Ein Immobilienprofi hat in einem Interview gemeint, man sollte allen führenden Politikern und entscheidungsbefugten Personen in diversen marktbeeinflussenden Organisationen vorschreiben, mindestens zwei Jahre in einem KMU gearbeitet zu haben, damit sie die Probleme verstehen. Sehen Sie das auch so?
GG: Vollkommen d’accord, die Wirtschaft wird derzeit großteils von Politikern vertreten, die noch keinen Tag ein Unternehmen geführt haben, weder Budget- noch Personalverantwortung hatten, aber Entscheidungen treffen müssen, die marktbeeinflussend sind. Wie kann man sich sonst erklären, dass man dem Bestellerprinzip zustimmt, wohl wissend, dass man dem Unternehmer 50 Prozent des Einkommens wegnimmt! Wir haben immer darauf hingewiesen, dass es für den Markt nichts bringt, was wir durch Studien auch belegt haben. Aber es sind halt die Wählerstimmen von 1,2 Millionen Mieter wichtiger als von ein paar tausend Maklern! Und letztendlich schadet es dem Immobilienmarkt.
Man sagt, Sie seien auch manchmal unbequem gewesen, weil Sie Ihre Meinung nach dem Prinzip Interessensvertretung vor Parteilinie vertreten haben.
GG: Das müssen Sie diejenigen fragen, die das gesagt haben. Aber ja, für mich stand immer die Interessensvertretung an oberster Stelle. Leider ist das – und das kann ich nach 25 Jahren Funktionärstätigkeit für die Wirtschaftskammer sagen – generell immer mehr verloren gegangen. Die WK ist keine Spielwiese für persönliche Befindlichkeiten!
Was hätten Sie rückblickend anders gemacht?

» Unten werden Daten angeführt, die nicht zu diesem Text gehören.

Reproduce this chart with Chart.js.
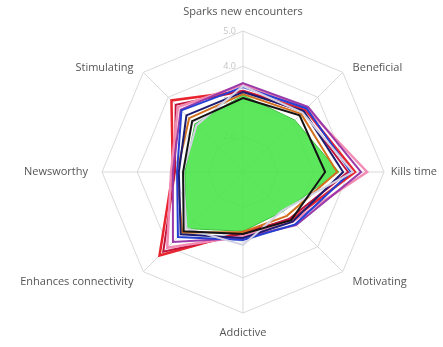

GG: Gar nichts, ich bin mir keiner Schuld bewusst. Wir haben, glaube ich, stets zum Wohle der Branche gehandelt, auch wenn einige Entscheidungen persönlich nicht ganz einfach waren. Ich werde auch zukünftig den Markt genau beobachten, ich werde ja weiterhin als Unternehmer tätig sein – wenn mir etwas nicht passt, werde ich es artikulieren, und wenn man meine Expertise möchte, werde ich diese auch zur Verfügung stellen.
Apropos Expertise: Was werden die wichtigsten Herausforderungen in der Zukunft sein?
GG: Natürlich nach wie vor die Digitalisierung, die ist ja noch immer nicht voll in der Branche angekommen, die Entbürokratisierung auf allen Ebenen und ganz wichtig – das lag mir persönlich immer am meisten am Herzen – Entgeltfairness für alle drei Berufsgruppen. Unsere Dienstleistung muss entsprechend honoriert werden, sonst können wir die Qualität nicht erbringen!